American businessman

Richard Jack Spady (October 15, 1923 – January 10, 2016) was an American businessman best known as the co-founder and namesake of Dick's Drive-In, a chain of fast food restaurants local to Seattle, Washington. Born in Portland, Oregon, he served military service in World War II and the Korean War. Inspired by a restaurant selling hamburgers, he made the decision to open his own drive-in. With the help of two partners whose shares he later bought out, Spady opened the first Dick's Drive-In in Wallingford in 1954.

== Life and career ==
Spady was born in Portland, Oregon, on October 15, 1923. After graduating from Grant High School, he joined the United States Navy as a Seabee during World War II in 1943. A stint at Pearl Harbor was where he met his future business partner, H. Warren Ghormley. When the war ended, and with the assistance of the G.I. Bill, Spady attended Oregon State University and graduated in 1950. He then additionally served three more years in the Korean War as a commissary officer at Itazuke Air Base (now Fukuoka Airport).

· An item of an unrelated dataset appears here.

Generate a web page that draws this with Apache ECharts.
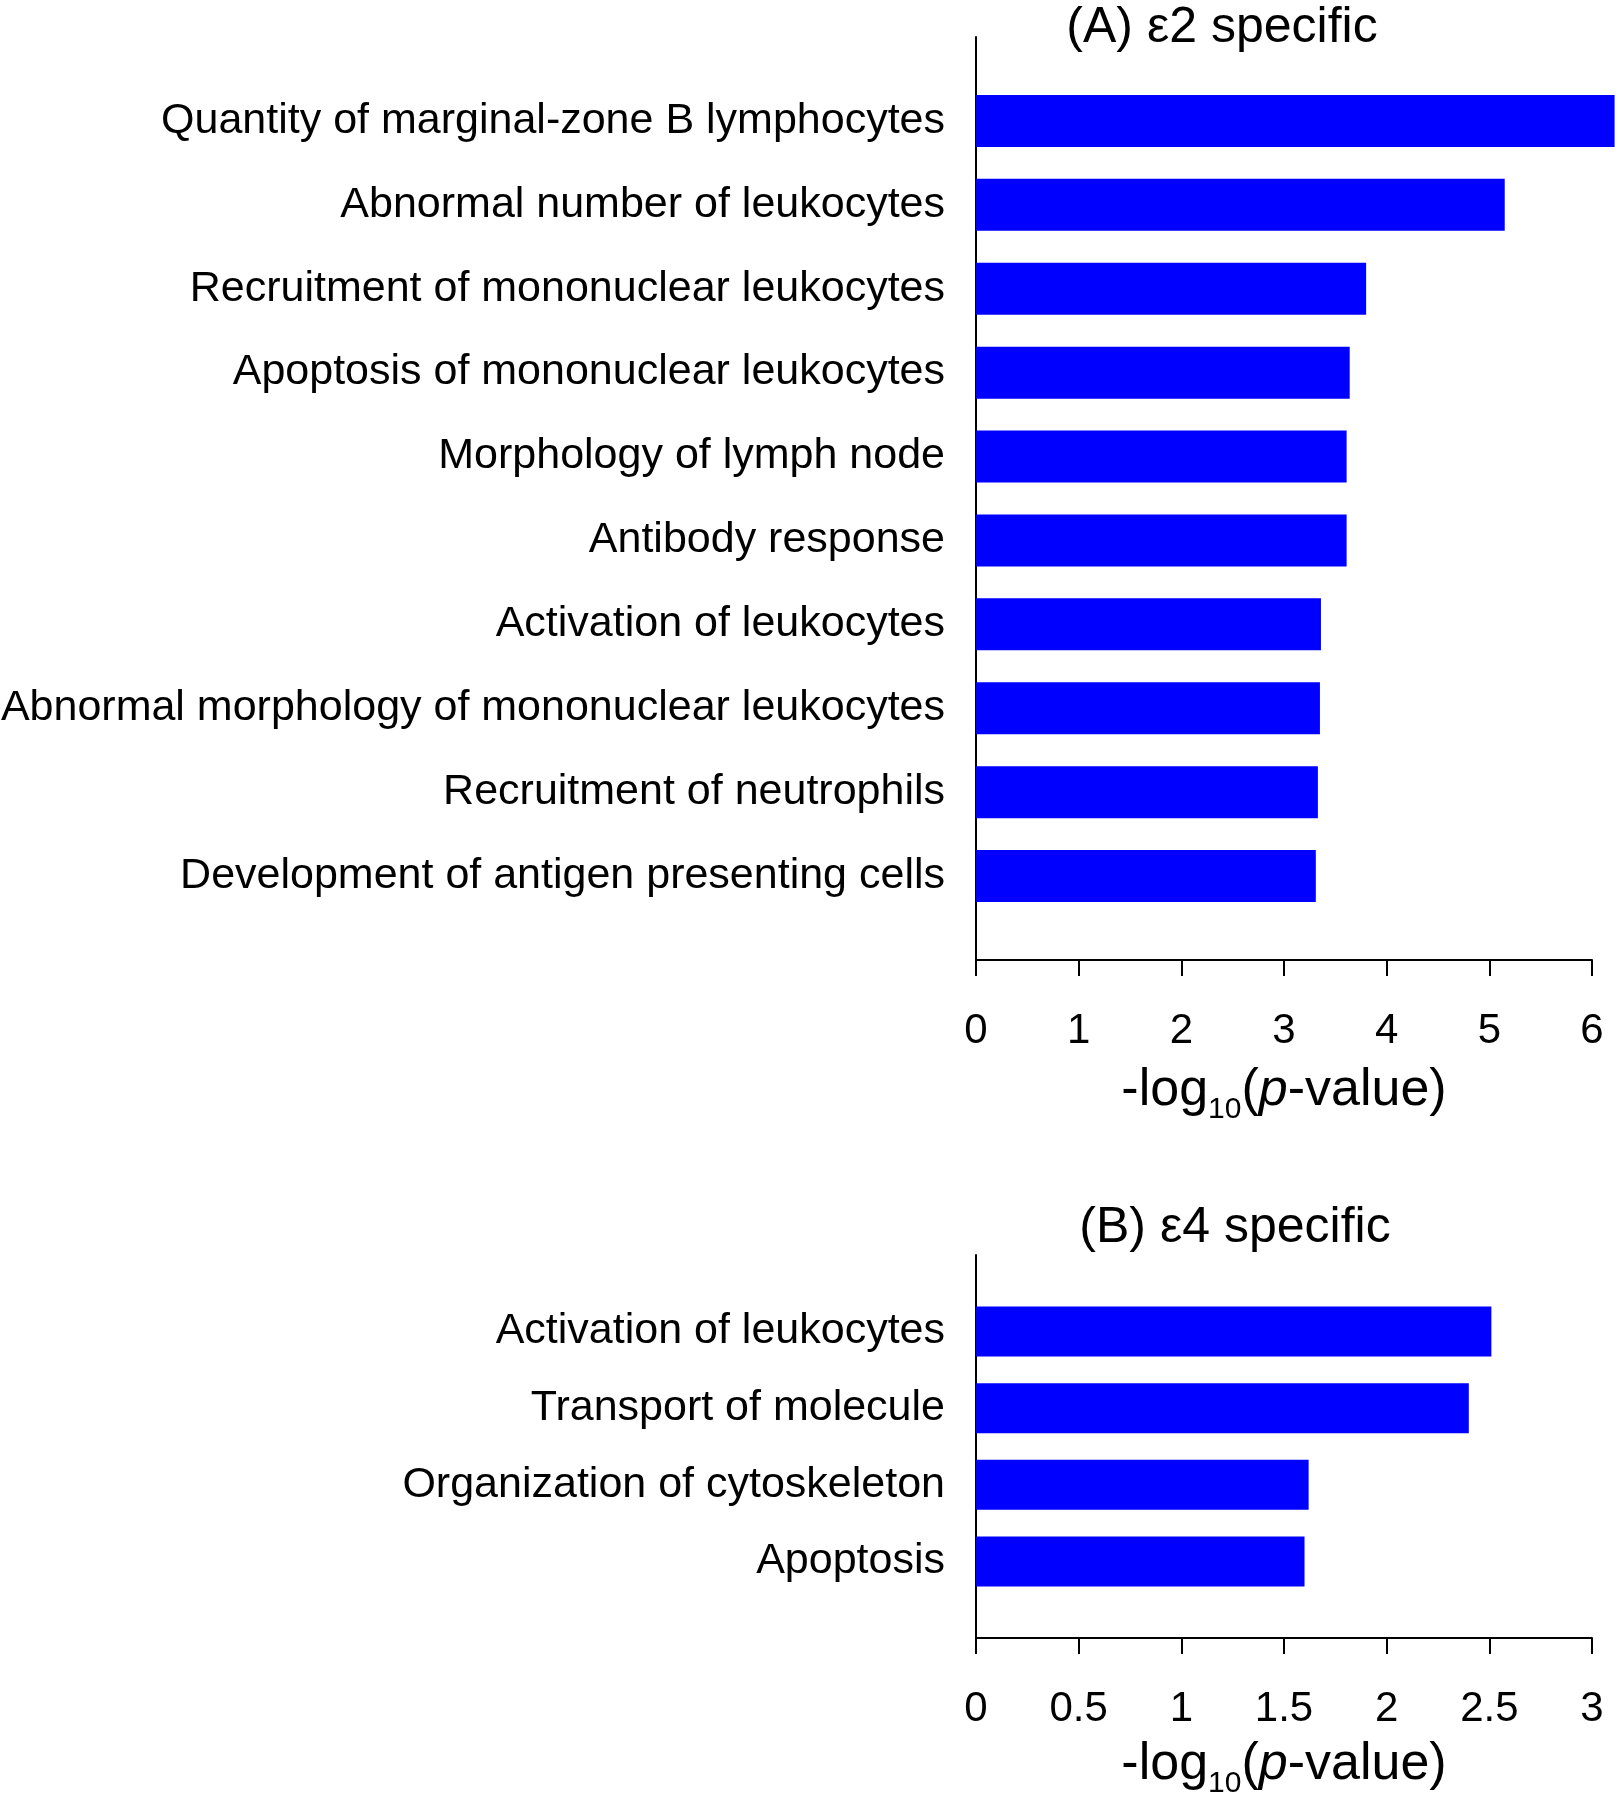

After returning home from service in 1953, Spady was searching for potential business opportunities. While working as a commercial real estate agent, he visited a local restaurant. After seeing a stack of hamburger patties in their refrigerator and inquiring, Spady learned that the restaurant went through multiple stacks of patties per day. While going into the restaurant business was risky, Spady was nonetheless inspired, stating, "I figured I could survive long enough to get into something respectable, like real estate." He contacted Ghormley, who was living in Seattle, and the two agreed to become business partners. They also convinced Ghormley's wife's boss, Dr. B. O. A. Thomas, to join the business.

After traveling to California to study hamburger restaurants like McDonald's, Spady moved to Seattle to open his first restaurant. The first Dick's Drive-In opened on January 28, 1954, on 45th Avenue NE in Wallingford, celebrating its grand opening on February 20. Throughout Spady's tenure, Dick's added five more locations. He also worked to ensure that the restaurant employees were paid above minimum wage and received multiple benefits. In 1991, Spady bought out the other business partners. Following Spady's retirement, his son Jim later took over the presidency of Dick's Drive-In.

== Personal life ==
Spady met Ina Lou Arnold shortly after the opening of the first Dick's restaurant. They later married on August 5, 1955, and had five children together.

On January 10, 2016, Spady died of natural causes in Seattle.